With Snow maintaining a strong grip on its head, the massive snake hissed angrily at Salazar and the other federal officials who gathered around it at a recreation area off Alligator Alley in the vast saw grass prairie. It took two other snake wranglers to control the python's body. "A snake this size could eat a small deer or a bobcat without too much trouble," Snow told Salazar before the secretary boarded an airboat for a tour of the Everglades.
(Excerpt) Read more at news.yahoo.com ...
And those things are moving north into other parts of Florida.
Imagine a few komodo dragons getting started down there....ooooooo(shudders)!
Back in March I camped at the Collier Seminole Florida State Park. It is adjacent to the Everglades NP. A ranger gave a long and good presentation on the park and wildlife.
He didn’t mention Pythons. After it was over, the crowd gone, I asked him about pythons and did he have them. he whispered yes but we don’t talk about them.
Government sponsored bounty. Government issues ammo. End of problem. Guaranteed.
komodo dragon & monitor lizard are the same critters, and the article I read says there’s already 2 groups of them established down there.
You have apparently been to the Everglades. The vegetation is impenetrable. The area is vast
Guns are not a viable solution
My exact first thought. Somebody tell Tony Lama and Luchesse.
You know what, lets try the free market.

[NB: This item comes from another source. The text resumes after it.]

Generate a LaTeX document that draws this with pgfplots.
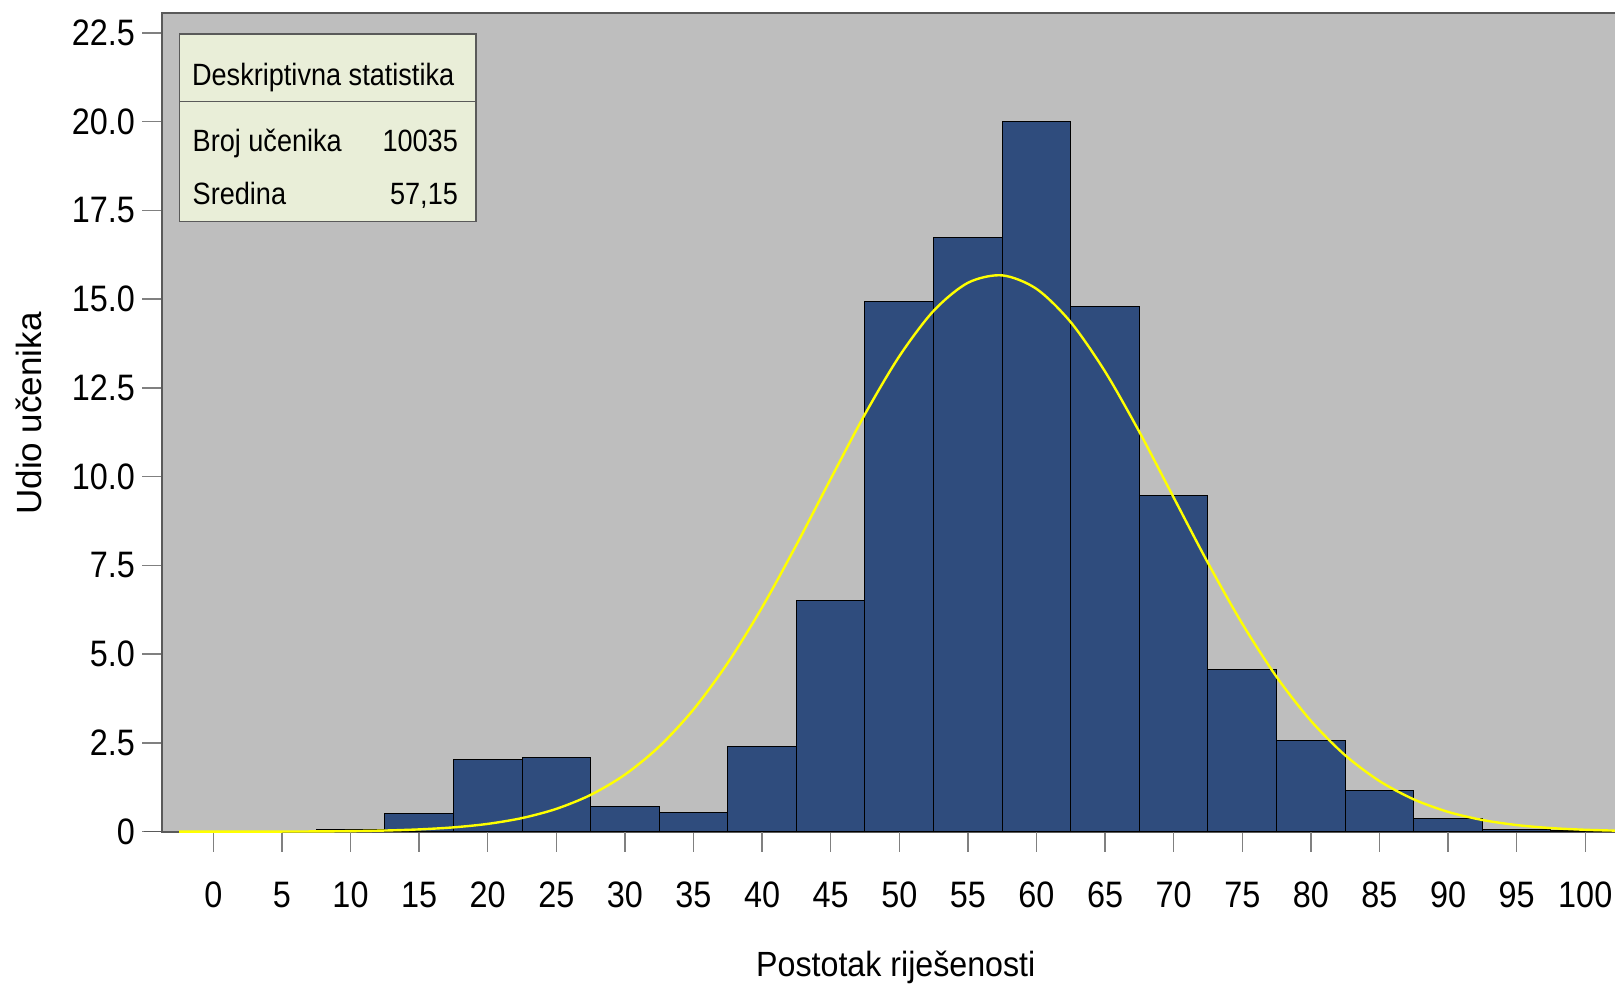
\documentclass[border=0pt]{standalone}
\usepackage{fontspec}
\setmainfont{Liberation Sans}
\newfontfamily\narrowfont{Liberation Sans}[FakeStretch=0.88]
\newfontfamily\labelfont{Liberation Sans}[FakeStretch=0.92]
\usepackage{pgfplots}
\pgfplotsset{compat=1.18}

\definecolor{plotgray}{RGB}{190,190,190}
\definecolor{barblue}{RGB}{47,76,125}
\definecolor{framegray}{RGB}{90,90,90}
\definecolor{tickgray}{RGB}{128,128,128}
\definecolor{legfill}{RGB}{233,238,216}
\definecolor{curveyellow}{RGB}{255,255,0}

\begin{document}
\begin{tikzpicture}
\useasboundingbox (0,0) rectangle (807.5pt,495pt);
\begin{axis}[
    at={(81pt,79.15pt)}, anchor=south west,
    scale only axis, width=730pt, height=409.35pt,
    xmin=-3.74, xmax=102.68, ymin=0, ymax=23.06,
    clip=false,
    axis background/.style={fill=plotgray},
    axis line style={framegray, line width=0.8pt},
    tick align=outside, major tick length=10pt,
    xtick={0,5,...,100},
    xticklabels={0,5,10,15,20,25,30,35,40,45,50,55,60,65,70,75,80,85,90,95,100},
    xtick style={tickgray, line width=0.7pt},
    extra x ticks={0,10,...,100}, extra x tick labels={},
    extra x tick style={major tick style={black, line width=0.7pt}},
    ytick={0,2.5,...,22.5},
    yticklabels={0,2.5,5.0,7.5,10.0,12.5,15.0,17.5,20.0,22.5},
    ytick style={tickgray, line width=0.7pt},
    xtick pos=bottom, ytick pos=left,
    ticklabel style={font=\narrowfont\fontsize{18.4pt}{20pt}\selectfont},
    xticklabel style={yshift=-11.7pt},
    xlabel={Postotak riješenosti},
    xlabel style={at={(axis description cs:0.5026,-0.1771)}, anchor=base,
        font=\labelfont\fontsize{17.5pt}{20pt}\selectfont},
    ylabel={Udio učenika},
    ylabel style={at={(axis description cs:-0.0824,0.5108)}, anchor=base,
        font=\fontsize{17.5pt}{20pt}\selectfont},
]
% histogram bars (percentage of students per 5-point bin)
\addplot[ybar, bar width=5, bar shift=0pt, fill=barblue, draw=black, line width=0.5pt]
coordinates {
    (0,0) (5,0) (10,0.07) (15,0.52) (20,2.02) (25,2.08) (30,0.72)
    (35,0.53) (40,2.39) (45,6.50) (50,14.93) (55,16.75) (60,20.0)
    (65,14.79) (70,9.46) (75,4.57) (80,2.58) (85,1.15) (90,0.37)
    (95,0.06) (100,0.02)};

% normal curve
\addplot[curveyellow, line width=1.2pt, smooth, mark=none]
coordinates {
    (-2.5,0.0003) (2.5,0.0015) (7.5,0.008) (10,0.016) (12.5,0.033)
    (15,0.065) (17.5,0.122) (20,0.220) (22.5,0.384) (25,0.643)
    (27.5,1.036) (30,1.607) (32.5,2.398) (35,3.443) (37.5,4.756)
    (40,6.319) (42.5,8.078) (45,9.937) (47.5,11.76) (50,13.39)
    (52.5,14.67) (55,15.46) (57.5,15.67) (60,15.29) (62.5,14.35)
    (65,12.96) (67.5,11.26) (70,9.413) (72.5,7.570) (75,5.858)
    (77.5,4.361) (80,3.124) (82.5,2.152) (85,1.427) (87.5,0.911)
    (90,0.558) (92.5,0.330) (95,0.187) (97.5,0.102) (100,0.054)
    (102.5,0.027)};
\end{axis}

% box with descriptive statistics, in pixel units of the reference
\begin{scope}[x=0.5pt, y=-0.5pt, shift={(0pt,495pt)}]
  \draw[framegray, line width=0.6pt] (144,831.7) -- (162,831.7);
  \draw[fill=legfill, draw=framegray, line width=0.7pt] (179.3,34) rectangle (476,221.7);
  \draw[framegray, line width=0.7pt] (179.3,101.7) -- (476,101.7);
  \begin{scope}[every node/.style={inner sep=0pt, font=\narrowfont\fontsize{15.4pt}{18pt}\selectfont}]
    \node[anchor=base west] at (191.7,85.7) {Deskriptivna statistika};
    \node[anchor=base west] at (192.3,151.7) {Broj učenika};
    \node[anchor=base east] at (458.3,151.7) {10035};
    \node[anchor=base west] at (192.3,205) {Sredina};
    \node[anchor=base east] at (458.3,205) {57,15};
  \end{scope}
\end{scope}
\end{tikzpicture}
\end{document}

Unlimited hunting of them. If you are super serious, pay 500 bucks a Python head. If you had to pay out on all 150,000 snakes. It’d only cost 187 million. Thats chump change today for the govt!
Find a snake every other day, and thats not a bad living.
...and then there's
...and my favorite
And yet I was in a Pet Smart in Panama City, FL last week and they are STILL selling pythons, of the 12” to 18” variety which, I guess, for snake lovers is still the “cute and fuzzy puppy” stage. I can not believe the state of Florida has not banned their sale yet with all the problems they have caused here for the past 30 years.
No lie,, Florida govt can’t whine if they are selling new ones still.
Whoops I thought they were different...thanks for the edumakashun! :}
“Now that pythons and monitor lizards are established down there well probably never get rid of them unless southern Florida has extended deep freezes, highly unlikely.”
Create a new hunting season with extended bag limits. I’d imagine a 180 grain .30-06 HP to the head would be a good choice for such game. If that won’t do the trick, I never want to come across one.
Instantly, upon reading the title of the article, I began to hear the Liberty Bell March in my mind’s ear.
There's irony for you- Americans fleeing burdensome taxation by moving under British rule.